* [REQUEST]
Set down the data below from its first line to the line holding "0, 1, 1, 0, 0];", inclusive; omit all pictures.

________________

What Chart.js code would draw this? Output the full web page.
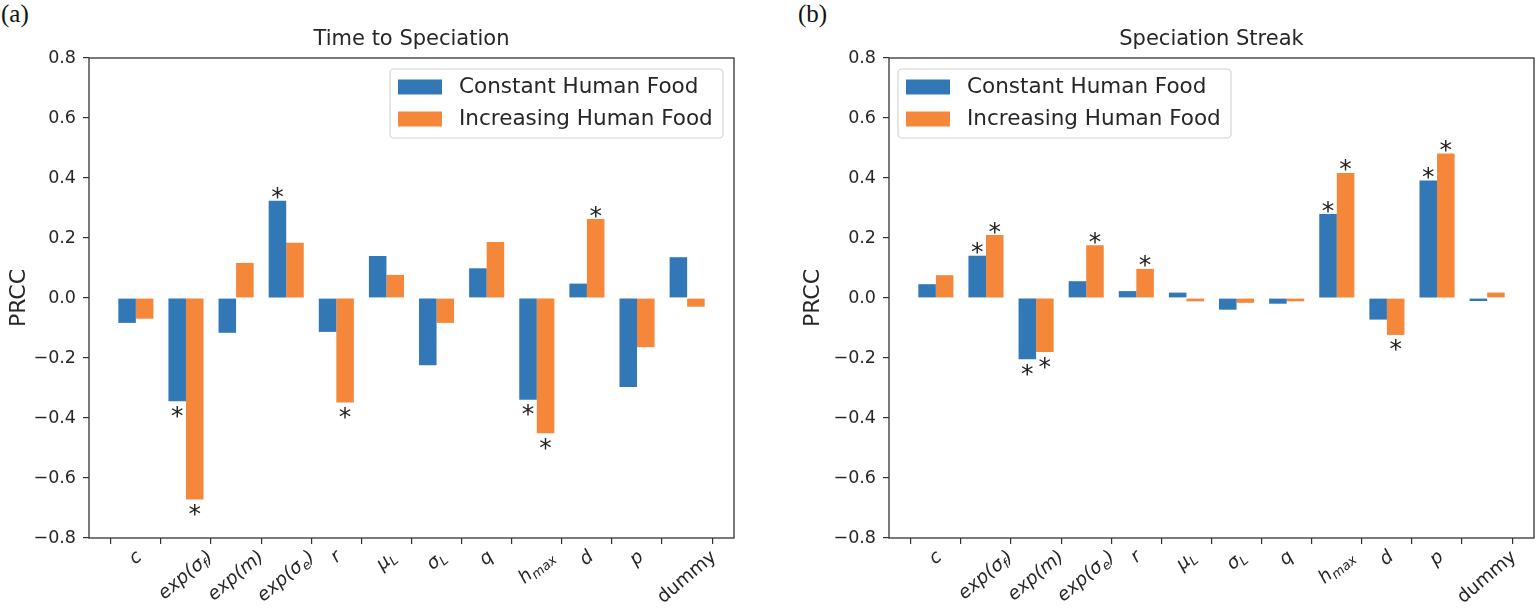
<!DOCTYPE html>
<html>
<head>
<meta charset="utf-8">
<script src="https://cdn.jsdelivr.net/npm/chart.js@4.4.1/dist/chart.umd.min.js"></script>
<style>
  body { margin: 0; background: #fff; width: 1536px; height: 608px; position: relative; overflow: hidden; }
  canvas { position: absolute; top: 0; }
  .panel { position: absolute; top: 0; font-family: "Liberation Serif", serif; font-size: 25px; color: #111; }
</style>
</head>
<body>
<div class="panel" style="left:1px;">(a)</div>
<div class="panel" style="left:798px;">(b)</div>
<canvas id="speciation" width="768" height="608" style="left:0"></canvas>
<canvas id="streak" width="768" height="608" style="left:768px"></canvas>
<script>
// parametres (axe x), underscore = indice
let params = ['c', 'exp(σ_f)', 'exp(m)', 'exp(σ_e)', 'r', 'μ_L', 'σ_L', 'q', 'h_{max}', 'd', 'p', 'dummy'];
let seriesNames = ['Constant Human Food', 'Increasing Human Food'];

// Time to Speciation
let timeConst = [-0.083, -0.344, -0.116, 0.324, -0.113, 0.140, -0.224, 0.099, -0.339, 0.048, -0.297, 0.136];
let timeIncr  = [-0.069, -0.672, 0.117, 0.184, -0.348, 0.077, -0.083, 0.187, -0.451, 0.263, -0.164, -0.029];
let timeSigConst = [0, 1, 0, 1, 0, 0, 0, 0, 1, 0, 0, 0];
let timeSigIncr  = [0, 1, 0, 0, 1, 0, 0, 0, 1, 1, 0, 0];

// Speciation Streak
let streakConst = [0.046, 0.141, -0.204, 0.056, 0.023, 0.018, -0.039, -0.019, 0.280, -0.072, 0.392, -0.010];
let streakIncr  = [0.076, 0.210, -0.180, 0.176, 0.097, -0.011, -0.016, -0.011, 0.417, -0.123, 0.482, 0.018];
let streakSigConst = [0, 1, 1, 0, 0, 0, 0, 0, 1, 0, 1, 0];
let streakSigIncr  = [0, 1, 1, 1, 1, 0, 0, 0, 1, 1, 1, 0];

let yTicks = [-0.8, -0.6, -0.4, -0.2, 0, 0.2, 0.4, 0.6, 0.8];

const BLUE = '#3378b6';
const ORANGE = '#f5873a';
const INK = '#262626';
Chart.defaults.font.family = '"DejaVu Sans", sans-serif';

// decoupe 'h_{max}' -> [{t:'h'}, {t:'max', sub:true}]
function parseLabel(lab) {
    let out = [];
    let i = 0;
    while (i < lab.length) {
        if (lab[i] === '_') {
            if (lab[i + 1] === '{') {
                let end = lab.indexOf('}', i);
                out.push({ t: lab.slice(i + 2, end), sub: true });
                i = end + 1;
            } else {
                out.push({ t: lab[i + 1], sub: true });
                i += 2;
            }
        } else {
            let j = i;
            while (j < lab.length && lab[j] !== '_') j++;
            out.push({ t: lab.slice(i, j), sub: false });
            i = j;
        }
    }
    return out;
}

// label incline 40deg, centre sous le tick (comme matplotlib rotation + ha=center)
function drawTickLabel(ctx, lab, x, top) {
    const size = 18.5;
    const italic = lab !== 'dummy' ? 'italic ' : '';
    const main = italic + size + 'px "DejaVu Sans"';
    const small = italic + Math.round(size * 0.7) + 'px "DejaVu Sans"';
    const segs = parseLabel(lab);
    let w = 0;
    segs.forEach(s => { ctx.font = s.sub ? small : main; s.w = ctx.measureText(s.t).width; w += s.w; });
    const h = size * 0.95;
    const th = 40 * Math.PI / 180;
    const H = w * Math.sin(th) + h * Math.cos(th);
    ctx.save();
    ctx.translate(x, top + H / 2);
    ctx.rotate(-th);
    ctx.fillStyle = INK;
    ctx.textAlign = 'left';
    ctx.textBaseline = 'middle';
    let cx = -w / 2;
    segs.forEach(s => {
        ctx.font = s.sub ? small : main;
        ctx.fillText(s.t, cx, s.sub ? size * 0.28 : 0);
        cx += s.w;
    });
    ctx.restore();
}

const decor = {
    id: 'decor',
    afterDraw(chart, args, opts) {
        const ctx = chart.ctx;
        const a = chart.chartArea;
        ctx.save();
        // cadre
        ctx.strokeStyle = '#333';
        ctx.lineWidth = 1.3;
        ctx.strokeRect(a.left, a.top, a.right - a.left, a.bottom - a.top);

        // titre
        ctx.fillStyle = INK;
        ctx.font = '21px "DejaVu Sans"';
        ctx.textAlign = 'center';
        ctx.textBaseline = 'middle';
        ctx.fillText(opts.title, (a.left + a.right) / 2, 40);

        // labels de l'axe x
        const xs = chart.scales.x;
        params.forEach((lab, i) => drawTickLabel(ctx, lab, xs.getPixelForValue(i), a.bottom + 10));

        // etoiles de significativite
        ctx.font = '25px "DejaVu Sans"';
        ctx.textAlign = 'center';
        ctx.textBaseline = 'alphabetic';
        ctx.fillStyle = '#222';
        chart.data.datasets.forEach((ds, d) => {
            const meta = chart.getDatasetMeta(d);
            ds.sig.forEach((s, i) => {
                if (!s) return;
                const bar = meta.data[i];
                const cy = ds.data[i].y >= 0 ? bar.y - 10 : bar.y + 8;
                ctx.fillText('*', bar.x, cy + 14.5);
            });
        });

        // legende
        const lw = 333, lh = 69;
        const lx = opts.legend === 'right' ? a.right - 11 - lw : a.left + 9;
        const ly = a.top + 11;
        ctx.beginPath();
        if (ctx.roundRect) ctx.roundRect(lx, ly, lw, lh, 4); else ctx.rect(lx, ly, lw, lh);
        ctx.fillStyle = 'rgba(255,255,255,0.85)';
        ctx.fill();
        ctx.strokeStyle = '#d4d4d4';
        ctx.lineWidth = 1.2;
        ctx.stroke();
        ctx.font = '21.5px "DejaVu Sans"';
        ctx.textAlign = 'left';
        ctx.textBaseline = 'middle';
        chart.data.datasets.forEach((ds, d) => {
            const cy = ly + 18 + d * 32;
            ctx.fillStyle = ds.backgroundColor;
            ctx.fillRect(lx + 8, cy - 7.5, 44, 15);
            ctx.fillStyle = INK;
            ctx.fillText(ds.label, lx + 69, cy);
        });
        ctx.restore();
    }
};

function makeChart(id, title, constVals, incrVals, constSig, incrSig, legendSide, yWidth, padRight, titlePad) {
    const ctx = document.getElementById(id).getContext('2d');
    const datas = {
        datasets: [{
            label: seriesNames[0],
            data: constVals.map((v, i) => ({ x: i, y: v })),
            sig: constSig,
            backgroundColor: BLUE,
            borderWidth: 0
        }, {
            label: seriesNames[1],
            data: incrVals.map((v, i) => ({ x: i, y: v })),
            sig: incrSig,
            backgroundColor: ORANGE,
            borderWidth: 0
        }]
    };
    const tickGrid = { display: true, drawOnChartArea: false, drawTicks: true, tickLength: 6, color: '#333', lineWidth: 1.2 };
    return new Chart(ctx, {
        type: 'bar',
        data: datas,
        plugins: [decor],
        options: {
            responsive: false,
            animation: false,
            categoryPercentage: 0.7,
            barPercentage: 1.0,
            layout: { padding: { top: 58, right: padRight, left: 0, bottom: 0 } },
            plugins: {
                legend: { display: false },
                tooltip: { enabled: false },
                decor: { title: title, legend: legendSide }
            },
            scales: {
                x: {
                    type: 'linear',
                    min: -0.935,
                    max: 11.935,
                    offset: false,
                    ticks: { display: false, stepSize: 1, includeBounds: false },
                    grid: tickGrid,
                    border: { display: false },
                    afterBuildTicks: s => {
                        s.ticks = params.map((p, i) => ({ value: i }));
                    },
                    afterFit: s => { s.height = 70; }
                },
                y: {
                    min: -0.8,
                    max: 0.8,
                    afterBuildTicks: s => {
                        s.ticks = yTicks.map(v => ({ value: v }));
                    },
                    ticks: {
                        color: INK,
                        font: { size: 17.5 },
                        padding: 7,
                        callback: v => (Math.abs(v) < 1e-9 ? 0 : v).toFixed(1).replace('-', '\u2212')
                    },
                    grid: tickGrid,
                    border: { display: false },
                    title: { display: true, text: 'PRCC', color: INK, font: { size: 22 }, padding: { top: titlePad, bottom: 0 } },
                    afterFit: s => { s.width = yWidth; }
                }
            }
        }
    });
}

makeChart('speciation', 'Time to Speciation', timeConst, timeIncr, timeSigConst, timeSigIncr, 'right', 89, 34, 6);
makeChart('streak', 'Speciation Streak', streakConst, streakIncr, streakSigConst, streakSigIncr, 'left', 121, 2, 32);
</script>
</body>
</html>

________________

* [COMPLETED TASK]
What Chart.js code would draw this? Output the full web page.
<!DOCTYPE html>
<html>
<head>
<meta charset="utf-8">
<script src="https://cdn.jsdelivr.net/npm/chart.js@4.4.1/dist/chart.umd.min.js"></script>
<style>
  body { margin: 0; background: #fff; width: 1536px; height: 608px; position: relative; overflow: hidden; }
  canvas { position: absolute; top: 0; }
  .panel { position: absolute; top: 0; font-family: "Liberation Serif", serif; font-size: 25px; color: #111; }
</style>
</head>
<body>
<div class="panel" style="left:1px;">(a)</div>
<div class="panel" style="left:798px;">(b)</div>
<canvas id="speciation" width="768" height="608" style="left:0"></canvas>
<canvas id="streak" width="768" height="608" style="left:768px"></canvas>
<script>
// parametres (axe x), underscore = indice
let params = ['c', 'exp(σ_f)', 'exp(m)', 'exp(σ_e)', 'r', 'μ_L', 'σ_L', 'q', 'h_{max}', 'd', 'p', 'dummy'];
let seriesNames = ['Constant Human Food', 'Increasing Human Food'];

// Time to Speciation
let timeConst = [-0.083, -0.344, -0.116, 0.324, -0.113, 0.140, -0.224, 0.099, -0.339, 0.048, -0.297, 0.136];
let timeIncr  = [-0.069, -0.672, 0.117, 0.184, -0.348, 0.077, -0.083, 0.187, -0.451, 0.263, -0.164, -0.029];
let timeSigConst = [0, 1, 0, 1, 0, 0, 0, 0, 1, 0, 0, 0];
let timeSigIncr  = [0, 1, 0, 0, 1, 0, 0, 0, 1, 1, 0, 0];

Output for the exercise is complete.